A company is a separate legal entity capable of holding assets in its own name and liable for its own obligations. A company is owned by shareholders. The liability of shareholders is usually limited to the amount of their shareholding guarantee. This means that shareholders can limit their personal liability and are not generally liable for the debts of the company.
Directors manage the day to day business affairs of the company. There are a number of duties and obligations for company directors including an obligation that a director must act in the best interests of the company.
In Australia, the most common forms of company are:
- Private company (or a proprietary limited company): this is a company which can not offer its shares to the public and cannot raise money from the general public through a share issue.
- Public company: is a company whose shares are owned by the public at large, with the company’s shares usually listed for trade on a stock exchange.
Companies are regulated by the Australian Securities Investment Commission (ASIC) and governed by the Corporations Act.
How to set up a company
An Australian company must be registered with ASIC. When ASIC registers a company, the company will be given an Australian Company Number (ACN). An application must nominate a principal place of business and registered office for the company.
Prior to lodging an application for registration, consideration should be given to:
- the proposed company name. A check should be undertaken to confirm the availability of the proposed name. If no name is specified in the application, the company will be referred to by its ACN.
- what rules will apply to govern the company. This can generally be the replaceable rules from the Corporations Act (which means that the company does not require its own written constitution), a constitution or a combination of the two.
- who will be the shareholders and directors of the company.
A company needs its own Tax File Number, which can be obtained online from the Australian Taxation Office (ATO) and an annual tax return must be filed.

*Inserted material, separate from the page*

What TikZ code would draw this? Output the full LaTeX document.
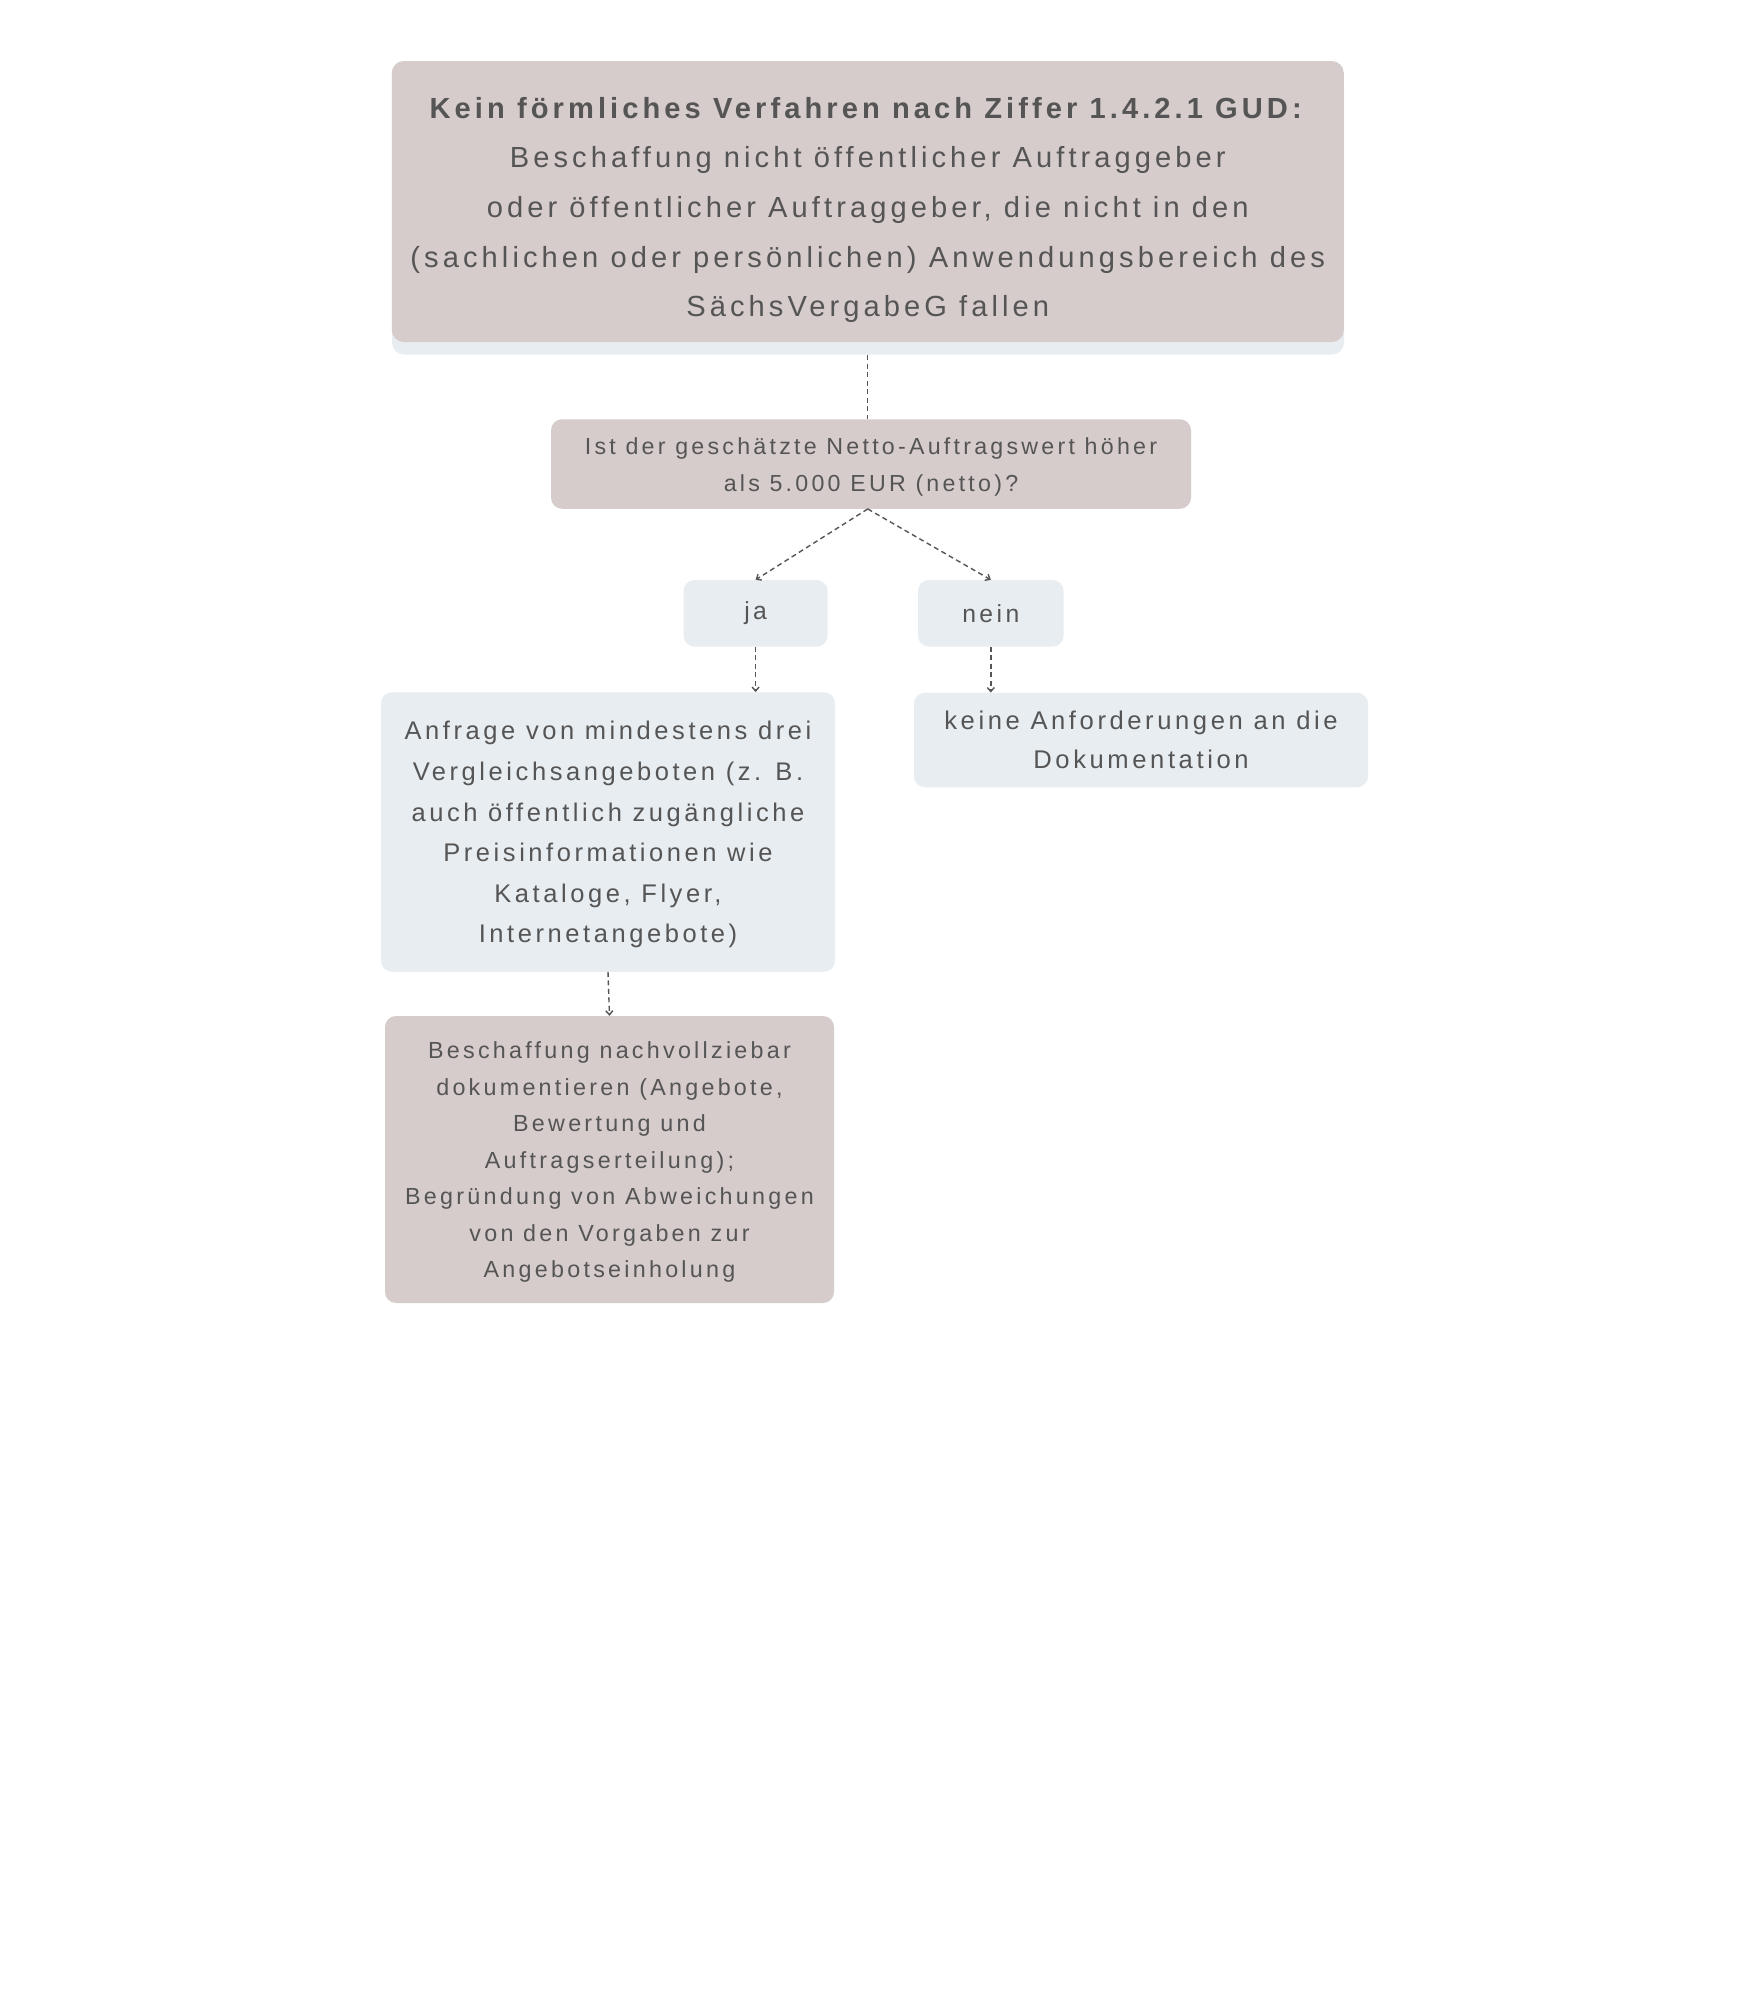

A company must be registered for GST if its annual turnover is $75,000 or more. An Australian Business Number (ABN) is required to register for GST and can be obtained online through the Australian Business Register.
Pros and cons
The advantages of forming a company include:
- liability for shareholders is limited
- easier to raise finance for expansion
- ownership can be easily transferred
- taxation rates can be favourable
The disadvantages include:
- expensive to form, maintain and wind up
- reporting requirements can be complex
- must publicly disclose key information
- owners cannot offset losses against other income
A company might be a suitable business structure for unrelated parties who want to commence a business venture together, where there is a degree of risk and limited liability is wanted or where there is a desire to list the company on the stock exchange.
Establishment of a company and ongoing administrative and compliance costs associated with the Corporations Act can be high. An accountant or lawyer can help you understand the cost and risks of a company and explain whether a company structure would be suitable for your business going forward.